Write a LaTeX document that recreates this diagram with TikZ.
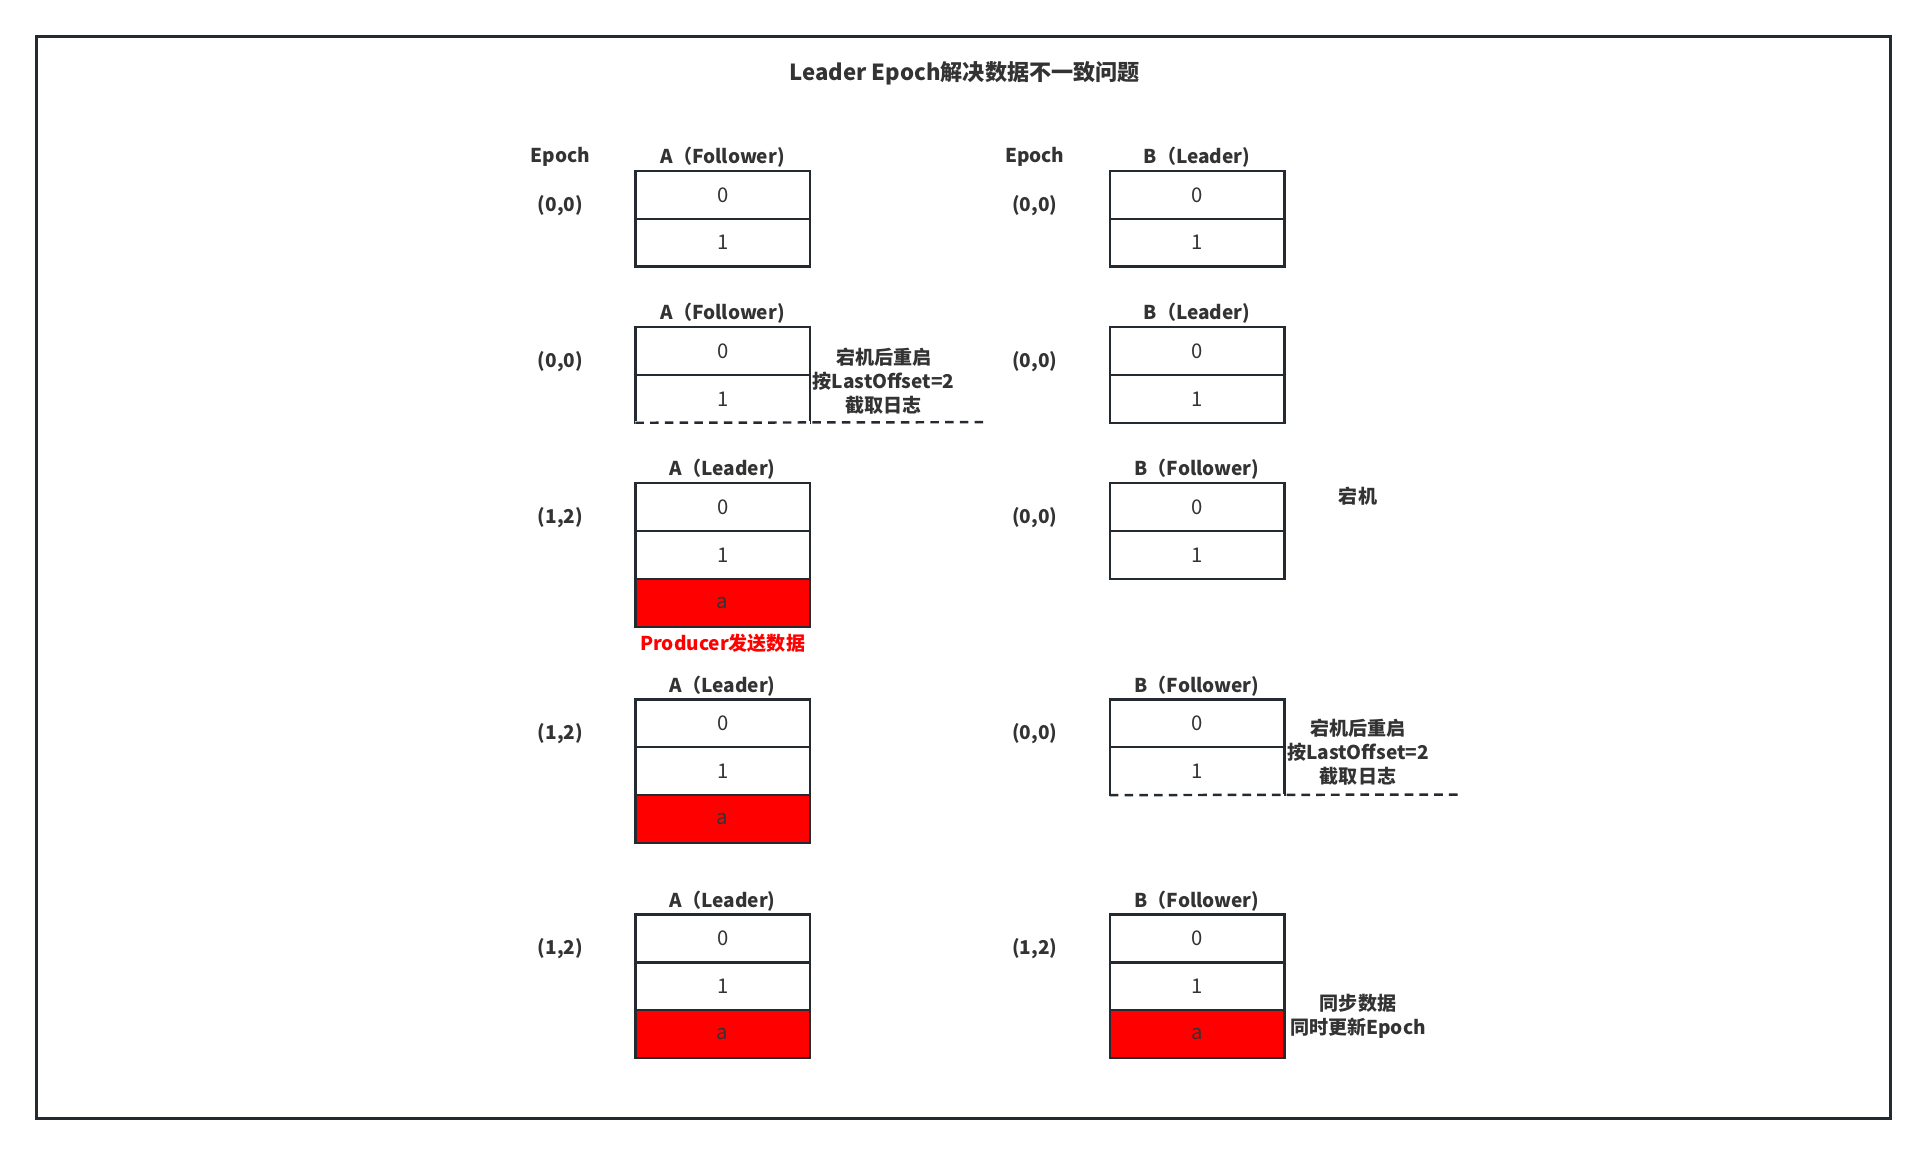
\documentclass[tikz,border=0pt]{standalone}
\usepackage{fontspec}
\setmainfont{Noto Sans CJK SC}
\usetikzlibrary{positioning}
\definecolor{ink}{RGB}{35,42,50}
\definecolor{txt}{RGB}{51,51,51}

\begin{document}
\begin{tikzpicture}[x=1pt, y=-1pt,
    cell/.style={draw=ink, line width=2pt, outer sep=0pt, inner sep=0pt,
        minimum width=142pt, minimum height=39pt, text=txt,
        font=\fontsize{16.5}{18}\selectfont},
    hot/.style={cell, fill=red},
    lbl/.style={inner sep=0pt, text=txt, font=\bfseries\fontsize{15.5}{19.5}\selectfont},
    note/.style={lbl, align=center},
    cutline/.style={ink, line width=2pt, dash pattern=on 7pt off 5pt}]
    \useasboundingbox (0,0) rectangle (1568,942);

    % Frame and title
    \draw[ink, line width=2.5pt] (30,30) rectangle (1538,910);
    \node[lbl, font=\bfseries\fontsize{18}{20}\selectfont] (title) at (785,60) {Leader Epoch解决数据不一致问题};

    % Column heads
    \node[lbl] (epA) at (456,128) {Epoch};
    \node[lbl] (epB) at (842,128) {Epoch};

    % Step 1
    \node[cell] (A1r0) at (588,158.5) {0};
    \node[cell] (A1r1) at (588,197.5) {1};
    \node[lbl, above=2.5pt of A1r0] (A1h) {A（Follower)};
    \node[lbl] (A1e) at (456,167) {(0,0)};
    \node[cell] (B1r0) at (974,158.5) {0};
    \node[cell] (B1r1) at (974,197.5) {1};
    \node[lbl, above=2.5pt of B1r0] (B1h) {B（Leader)};
    \node[lbl] (B1e) at (842,167) {(0,0)};

    % Step 2
    \node[cell] (A2r0) at (588,285.5) {0};
    \node[cell] (A2r1) at (588,324.5) {1};
    \node[lbl, above=2.5pt of A2r0] (A2h) {A（Follower)};
    \node[lbl] (A2e) at (456,294) {(0,0)};
    \node[note] (A2n) at (719,310) {宕机后重启\\按LastOffset=2\\截取日志};
    \coordinate (A2cut) at (803,343.5);
    \draw[white, line width=2.2pt] (A2r1.south west) -- (A2r1.south east);
    \draw[cutline] (A2r1.south west) -- (A2cut);
    \node[cell] (B2r0) at (974,285.5) {0};
    \node[cell] (B2r1) at (974,324.5) {1};
    \node[lbl, above=2.5pt of B2r0] (B2h) {B（Leader)};
    \node[lbl] (B2e) at (842,294) {(0,0)};

    % Step 3
    \node[cell] (A3r0) at (588,412.5) {0};
    \node[cell] (A3r1) at (588,451.5) {1};
    \node[hot] (A3ra) at (588,490.5) {a};
    \node[lbl, above=2.5pt of A3r0] (A3h) {A（Leader)};
    \node[lbl] (A3e) at (456,421) {(1,2)};
    \node[lbl, text=red, below=6pt of A3ra] (A3p) {Producer发送数据};
    \node[cell] (B3r0) at (974,412.5) {0};
    \node[cell] (B3r1) at (974,451.5) {1};
    \node[lbl, above=2.5pt of B3r0] (B3h) {B（Follower)};
    \node[lbl] (B3e) at (842,421) {(0,0)};
    \node[lbl] (B3n) at (1105,404) {宕机};

    % Step 4
    \node[cell] (A4r0) at (588,588.5) {0};
    \node[cell] (A4r1) at (588,627.5) {1};
    \node[hot] (A4ra) at (588,666.5) {a};
    \node[lbl, above=2.5pt of A4r0] (A4h) {A（Leader)};
    \node[lbl] (A4e) at (456,597) {(1,2)};
    \node[cell] (B4r0) at (974,588.5) {0};
    \node[cell] (B4r1) at (974,627.5) {1};
    \node[lbl, above=2.5pt of B4r0] (B4h) {B（Follower)};
    \node[lbl] (B4e) at (842,597) {(0,0)};
    \node[note] (B4n) at (1105,612) {宕机后重启\\按LastOffset=2\\截取日志};
    \coordinate (B4cut) at (1188,646.5);
    \draw[white, line width=2.2pt] (B4r1.south west) -- (B4r1.south east);
    \draw[cutline] (B4r1.south west) -- (B4cut);

    % Step 5
    \node[cell] (A5r0) at (588,763.5) {0};
    \node[cell] (A5r1) at (588,802.5) {1};
    \node[hot] (A5ra) at (588,841.5) {a};
    \node[lbl, above=2.5pt of A5r0] (A5h) {A（Leader)};
    \node[lbl] (A5e) at (456,772) {(1,2)};
    \node[cell] (B5r0) at (974,763.5) {0};
    \node[cell] (B5r1) at (974,802.5) {1};
    \node[hot] (B5ra) at (974,841.5) {a};
    \node[lbl, above=2.5pt of B5r0] (B5h) {B（Follower)};
    \node[lbl] (B5e) at (842,772) {(1,2)};
    \node[note] (B5n) at (1105,827) {同步数据\\同时更新Epoch};
\end{tikzpicture}
\end{document}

────

What you will do
Only the lines from the start of the material through the line containing "(epB) at (842,128)" should be transcribed. Pictures stay out.

Exercise solution
Write a LaTeX document that recreates this diagram with TikZ.
\documentclass[tikz,border=0pt]{standalone}
\usepackage{fontspec}
\setmainfont{Noto Sans CJK SC}
\usetikzlibrary{positioning}
\definecolor{ink}{RGB}{35,42,50}
\definecolor{txt}{RGB}{51,51,51}

\begin{document}
\begin{tikzpicture}[x=1pt, y=-1pt,
    cell/.style={draw=ink, line width=2pt, outer sep=0pt, inner sep=0pt,
        minimum width=142pt, minimum height=39pt, text=txt,
        font=\fontsize{16.5}{18}\selectfont},
    hot/.style={cell, fill=red},
    lbl/.style={inner sep=0pt, text=txt, font=\bfseries\fontsize{15.5}{19.5}\selectfont},
    note/.style={lbl, align=center},
    cutline/.style={ink, line width=2pt, dash pattern=on 7pt off 5pt}]
    \useasboundingbox (0,0) rectangle (1568,942);

    % Frame and title
    \draw[ink, line width=2.5pt] (30,30) rectangle (1538,910);
    \node[lbl, font=\bfseries\fontsize{18}{20}\selectfont] (title) at (785,60) {Leader Epoch解决数据不一致问题};

    % Column heads
    \node[lbl] (epA) at (456,128) {Epoch};
    \node[lbl] (epB) at (842,128) {Epoch};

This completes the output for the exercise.